** Start **

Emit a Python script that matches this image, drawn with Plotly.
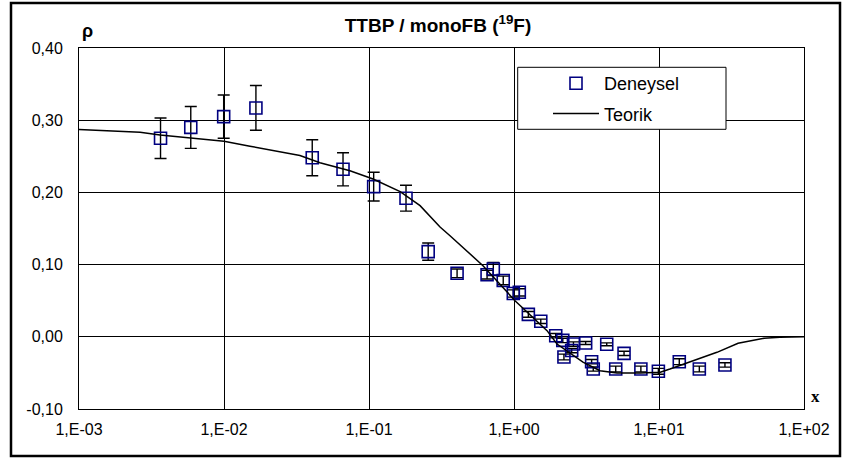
import plotly.graph_objects as go

# Experimental data (Deneysel)
exp_x = [0.00365, 0.0059, 0.00995, 0.0166, 0.0406, 0.0662, 0.1077, 0.180, 0.256,
         0.405, 0.652, 0.720, 0.843, 0.989, 1.088, 1.256, 1.53, 1.94, 2.17, 2.57,
         3.12, 2.50, 2.21, 4.36, 5.74, 3.43, 3.52, 5.03, 7.5, 9.9, 13.8, 18.97, 28.5]
exp_y = [0.275, 0.290, 0.305, 0.317, 0.248, 0.232, 0.208, 0.192, 0.118,
         0.088, 0.086, 0.094, 0.078, 0.060, 0.0616, 0.031, 0.0215, 0.0015, -0.005, -0.010,
         -0.0086, -0.019, -0.028, -0.0104, -0.023, -0.0345, -0.0446, -0.0446, -0.0446, -0.0478,
         -0.0345, -0.0446, -0.039]
exp_err = [0.028, 0.029, 0.030, 0.031, 0.025, 0.023, 0.020, 0.018, 0.012,
           0.006, 0.006, 0.009, 0.006, 0.005, 0.005, 0.004, 0.003, 0.003, 0.003, 0.003,
           0.002, 0.003, 0.004, 0.002, 0.003, 0.003, 0.003, 0.004, 0.004, 0.004,
           0.004, 0.004, 0.003]

# Theoretical curve (Teorik)
th_x = [0.001, 0.00164, 0.00264, 0.00362, 0.00611, 0.01, 0.0151, 0.0255, 0.0334,
        0.0459, 0.0739, 0.1067, 0.164, 0.225, 0.309, 0.362, 0.611, 1.016, 1.69,
        1.98, 2.55, 2.99, 3.92, 5.13, 7.4, 10.2, 11.9, 17.1, 25.1, 35.1, 53.0, 68.2, 100.0]
th_y = [0.287, 0.2855, 0.2832, 0.2795, 0.2753, 0.271, 0.264, 0.2555, 0.251,
        0.241, 0.230, 0.2186, 0.201, 0.1816, 0.152, 0.140, 0.0985, 0.050, 0.0085,
        -0.010, -0.026, -0.035, -0.047, -0.050, -0.050, -0.049, -0.0446, -0.033, -0.0215,
        -0.009, -0.002, -0.0007, 0.0]

x_tickvals = [0.001, 0.01, 0.1, 1, 10, 100]
x_ticktext = ["1,E-03", "1,E-02", "1,E-01", "1,E+00", "1,E+01", "1,E+02"]
y_tickvals = [-0.1, 0.0, 0.1, 0.2, 0.3, 0.4]
y_ticktext = ["-0,10", "0,00", "0,10", "0,20", "0,30", "0,40"]

fig = go.Figure()
fig.add_trace(go.Scatter(
    x=exp_x, y=exp_y, mode="markers", name="Deneysel", legendgroup="a",
    marker=dict(symbol="square-open", size=12, color="#000080", line=dict(width=1.6, color="#000080")),
    error_y=dict(type="data", array=exp_err, visible=True, color="black", thickness=1.4, width=6),
))
fig.add_trace(go.Scatter(
    x=th_x, y=th_y, mode="lines", name="Teorik", legendgroup="b",
    line=dict(color="black", width=1.5),
))

# legend box and outer frame
fig.add_shape(type="rect", xref="paper", yref="paper",
              x0=(517.7 - 79) / 725, x1=(726 - 79) / 725,
              y0=(409 - 129.3) / 361, y1=(409 - 67.3) / 361,
              line=dict(color="black", width=1), fillcolor="white", layer="above")
fig.add_shape(type="rect", xref="paper", yref="paper",
              x0=(11 - 79) / 725, x1=(840 - 79) / 725,
              y0=(409 - 456) / 361, y1=(409 - 3) / 361,
              line=dict(color="black", width=2.5))

fig.add_annotation(text="<b>ρ</b>", xref="paper", yref="paper",
                   x=(87 - 79) / 725, y=(409 - 31) / 361, showarrow=False,
                   xanchor="center", yanchor="middle",
                   font=dict(family="Liberation Sans", size=18, color="black"))
fig.add_annotation(text="<b>x</b>", xref="paper", yref="paper",
                   x=(816 - 79) / 725, y=(409 - 396) / 361, showarrow=False,
                   xanchor="center", yanchor="middle",
                   font=dict(family="Liberation Serif", size=17, color="black"))

fig.update_layout(
    width=843, height=459,
    margin=dict(l=79, r=39, t=48, b=50),
    paper_bgcolor="white", plot_bgcolor="white",
    font=dict(family="Liberation Sans", size=16, color="black"),
    title=dict(text="<b>TTBP / monoFB (<sup>19</sup>F)</b>", x=438 / 843, xanchor="center",
               y=1 - 25 / 459, yanchor="middle", font=dict(size=19, color="black")),
    showlegend=True,
    legend=dict(x=(548 - 79) / 725, y=(409 - 65) / 361, xanchor="left", yanchor="top",
                bgcolor="rgba(0,0,0,0)", borderwidth=0, font=dict(size=18),
                itemwidth=46, traceorder="grouped", tracegroupgap=4),
    xaxis=dict(type="log", range=[-3, 2], tickvals=x_tickvals, ticktext=x_ticktext,
               showgrid=True, gridcolor="black", gridwidth=1,
               showline=True, linecolor="black", linewidth=1, mirror=True,
               ticks="", zeroline=False, ticklabelstandoff=6),
    yaxis=dict(range=[-0.1, 0.4], tickvals=y_tickvals, ticktext=y_ticktext,
               showgrid=True, gridcolor="black", gridwidth=1,
               showline=True, linecolor="black", linewidth=1, mirror=True,
               ticks="", zeroline=False, ticklabelstandoff=12),
)

fig.write_html("out.html")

** End **

*What the task requires*
Give again, word for word, every line from the top of the data through the line with "import plotly.graph_objects as go", both ends included, and exclude the pictures.

*Written answer*
Emit a Python script that matches this image, drawn with Plotly.
import plotly.graph_objects as go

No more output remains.